Моя позиция, продолжает Уоррел, выглядит «чрезвычайно непривлекательно». Например, Уоррел считает непривлекательным мое утверждение о том, что «должно возрастать вмешательство государства в дела науки и что родители должны иметь право, если они пожелают, настаивать на том, чтобы их детей обучали в школе системе вуду, а не науке». Но разве люди не должны иметь право устраивать свою жизнь так, как они пожелают, например в соответствии с традициями своих предков? И разве возрождение таких традиций не обнаруживает порой их превосходства в областях, на которые претендует наука (иглоукалывание; таоизм как философия науки и социальная философия и т.п.)? Уоррел исходит из того, что наука заведомо лучше всего остального, включая религию и практические средства. Но проверял ли он это? Например, сравнивал ли он научные теории раковых заболеваний с теориями травников? Не думаю, что он занимался этим. Тем не менее он настаивает на том, что именно ученые имеют право определять, чему можно, а чему нельзя обучать детей в школах. И он неправильно истолковывает тот способ государственного вмешательства, который я рекомендую. В его представлении, мирная и тихая кучка бескорыстных исследователей должна быть подвергнута грубому контролю со стороны какого-то вненаучного гестапо. Однако беспокойство вызывает то, что тактика гестапо применяется другой стороной. Я имею в виду ту степень грубости, с которой ученые и научные организации, используя все доступные средства давления, за исключением разве что убийства, предписывают, что именно нужно делать с молодежью (учебные программы, из которых вычищены все вне-научные традиции и заменены глупыми выдумками типа «новой математики»), с пожилыми людьми, у которых есть проблемы (психиатрия, тюремная реформа) и с миллионами налогоплательщиков, у которых они требуют денег с той же наглостью, с которой Церковь когда-то требовала десятину[278]. Обязанность государства — защитить граждан от этих шовинистических паразитов, живущих за счет простых людей, поэтому государство должно вмешаться. Однако я вполне понимаю, почему те, которые извлекают выгоду из существующего положения — ученые и их лакеи, философы науки, — находят мои предложения «непривлекательными».

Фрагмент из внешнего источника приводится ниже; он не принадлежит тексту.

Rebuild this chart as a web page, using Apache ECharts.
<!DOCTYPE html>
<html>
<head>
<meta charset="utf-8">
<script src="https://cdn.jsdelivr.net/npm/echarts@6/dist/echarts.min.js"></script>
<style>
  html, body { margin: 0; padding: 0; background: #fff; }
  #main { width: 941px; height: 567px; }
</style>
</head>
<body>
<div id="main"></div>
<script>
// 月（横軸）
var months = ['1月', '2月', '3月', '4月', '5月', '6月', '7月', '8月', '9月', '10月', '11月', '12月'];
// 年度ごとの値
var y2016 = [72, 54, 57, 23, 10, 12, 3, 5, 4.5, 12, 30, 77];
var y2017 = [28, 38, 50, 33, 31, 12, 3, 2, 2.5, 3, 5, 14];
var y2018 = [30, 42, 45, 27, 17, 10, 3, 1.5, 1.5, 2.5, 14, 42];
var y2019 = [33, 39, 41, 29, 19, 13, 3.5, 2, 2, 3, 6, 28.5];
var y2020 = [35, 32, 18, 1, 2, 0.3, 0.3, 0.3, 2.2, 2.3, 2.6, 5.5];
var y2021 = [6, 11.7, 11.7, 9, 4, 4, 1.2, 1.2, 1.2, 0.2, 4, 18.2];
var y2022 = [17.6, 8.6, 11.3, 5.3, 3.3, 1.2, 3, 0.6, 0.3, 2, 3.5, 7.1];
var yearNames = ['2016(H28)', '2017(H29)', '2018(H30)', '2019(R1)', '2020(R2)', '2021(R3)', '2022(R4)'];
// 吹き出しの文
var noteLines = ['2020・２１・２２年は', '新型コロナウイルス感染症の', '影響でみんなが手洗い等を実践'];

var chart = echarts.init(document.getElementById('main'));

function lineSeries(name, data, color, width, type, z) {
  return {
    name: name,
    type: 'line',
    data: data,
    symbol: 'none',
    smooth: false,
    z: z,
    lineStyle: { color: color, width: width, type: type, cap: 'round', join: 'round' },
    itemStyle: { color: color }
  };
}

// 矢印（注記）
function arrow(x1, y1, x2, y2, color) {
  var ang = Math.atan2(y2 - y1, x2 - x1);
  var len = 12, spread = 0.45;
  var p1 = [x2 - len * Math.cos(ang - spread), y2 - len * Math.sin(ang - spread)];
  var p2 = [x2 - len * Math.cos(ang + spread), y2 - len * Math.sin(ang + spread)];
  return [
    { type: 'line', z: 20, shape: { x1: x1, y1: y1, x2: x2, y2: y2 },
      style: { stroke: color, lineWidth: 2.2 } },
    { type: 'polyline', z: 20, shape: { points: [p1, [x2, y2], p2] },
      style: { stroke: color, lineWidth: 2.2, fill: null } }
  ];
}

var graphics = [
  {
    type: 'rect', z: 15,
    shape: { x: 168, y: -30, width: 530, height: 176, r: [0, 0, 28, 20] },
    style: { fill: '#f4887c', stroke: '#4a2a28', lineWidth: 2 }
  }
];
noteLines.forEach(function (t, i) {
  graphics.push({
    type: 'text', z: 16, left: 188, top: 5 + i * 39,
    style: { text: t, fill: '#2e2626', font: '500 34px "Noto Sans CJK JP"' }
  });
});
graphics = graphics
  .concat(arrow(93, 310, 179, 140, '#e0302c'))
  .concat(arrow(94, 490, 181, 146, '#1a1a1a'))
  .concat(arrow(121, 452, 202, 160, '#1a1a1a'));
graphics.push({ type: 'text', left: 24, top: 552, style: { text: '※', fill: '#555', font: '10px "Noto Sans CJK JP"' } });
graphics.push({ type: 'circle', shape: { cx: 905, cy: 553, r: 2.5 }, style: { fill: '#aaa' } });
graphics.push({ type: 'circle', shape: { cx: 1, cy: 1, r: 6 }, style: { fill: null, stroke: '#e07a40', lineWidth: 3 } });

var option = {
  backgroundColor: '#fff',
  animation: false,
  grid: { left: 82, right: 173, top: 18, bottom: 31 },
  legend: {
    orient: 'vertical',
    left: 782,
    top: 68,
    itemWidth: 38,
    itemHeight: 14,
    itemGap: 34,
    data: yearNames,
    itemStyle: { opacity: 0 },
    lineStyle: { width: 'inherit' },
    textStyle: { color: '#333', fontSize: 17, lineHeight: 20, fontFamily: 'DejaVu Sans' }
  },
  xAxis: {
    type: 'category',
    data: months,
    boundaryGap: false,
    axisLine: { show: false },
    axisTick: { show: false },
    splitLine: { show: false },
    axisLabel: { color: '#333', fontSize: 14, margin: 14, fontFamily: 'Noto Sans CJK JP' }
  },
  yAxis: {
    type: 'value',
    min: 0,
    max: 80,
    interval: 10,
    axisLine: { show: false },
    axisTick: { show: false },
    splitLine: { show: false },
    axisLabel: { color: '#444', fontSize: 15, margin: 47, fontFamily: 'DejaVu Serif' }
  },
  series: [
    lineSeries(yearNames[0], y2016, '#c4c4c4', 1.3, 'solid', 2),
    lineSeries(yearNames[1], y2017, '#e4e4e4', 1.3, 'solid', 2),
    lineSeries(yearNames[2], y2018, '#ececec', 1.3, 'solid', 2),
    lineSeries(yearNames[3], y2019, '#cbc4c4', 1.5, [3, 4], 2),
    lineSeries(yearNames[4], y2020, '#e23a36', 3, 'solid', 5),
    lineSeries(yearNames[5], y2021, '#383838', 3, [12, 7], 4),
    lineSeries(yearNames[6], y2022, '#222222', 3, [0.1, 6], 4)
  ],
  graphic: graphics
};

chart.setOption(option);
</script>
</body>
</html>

Затем Уоррел переходит к моему рассмотрению эпизодов истории, которое он считает «центральным аргументом книги». Чтобы умалить мой анализ деятельности Галилея, он формулирует правила, которые этим анализом не затрагиваются. Но я всегда допускал существование таких правил. Изучение истории нужно для устранения не всех правил, а только некоторых, и легко изобрести другие правила, которым история будет соответствовать. Я даже сам этим занимался. Я же не только показываю, что правила нарушались в данном историческом эпизоде, но пытаюсь также выяснить, какие правила при этом использовались и почему они оказывались успешными. Я утверждаю лишь одно: для каждого правила и для каждого стандарта можно представить эпизод, в котором это правило и этот стандарт нарушаются. Это — одно из тех «смелых предположений», которые так любят попперианцы. Я никогда не пытался доказывать это предположение. Однако я старался сделать его правдоподобным, приводя исторические примеры нарушения основных правил и стандартов рациональности. Очевидно, что рассмотрение истории, опровергающее некоторое правило или стандарт, не может опровергать их ослабленного варианта. Однако столь же очевидно, что, постепенно ослабляя свои правила, рационалист неизбежно очень близко подойдет к моей собственной позиции. Примером является Лакатос. В использовании понятия рациональности его точки зрения почти неотличима от моей. Уоррел не извлек отсюда никакого урока.

Это обнаруживается из некоторых его замечаний. Например, Уоррел говорит о том, что из эпизодического нарушения стандартов не следует их бесполезность. Мы можем иногда пользоваться гипотезами ad hoc, но из этого не следует, что следует отбросить стандарт или правило, предписывающие нам заменять их в конце концов идеями с возрастающим содержанием.

По этому поводу можно высказать два замечания. Во-первых, здесь признается, что гипотезы ad hoc можно использовать. Это — большая уступка со стороны попперианца. Поэтому не будем забывать, что так называемое новое правило Уоррела есть результат приспособленческих тенденций в кружке попперианцев.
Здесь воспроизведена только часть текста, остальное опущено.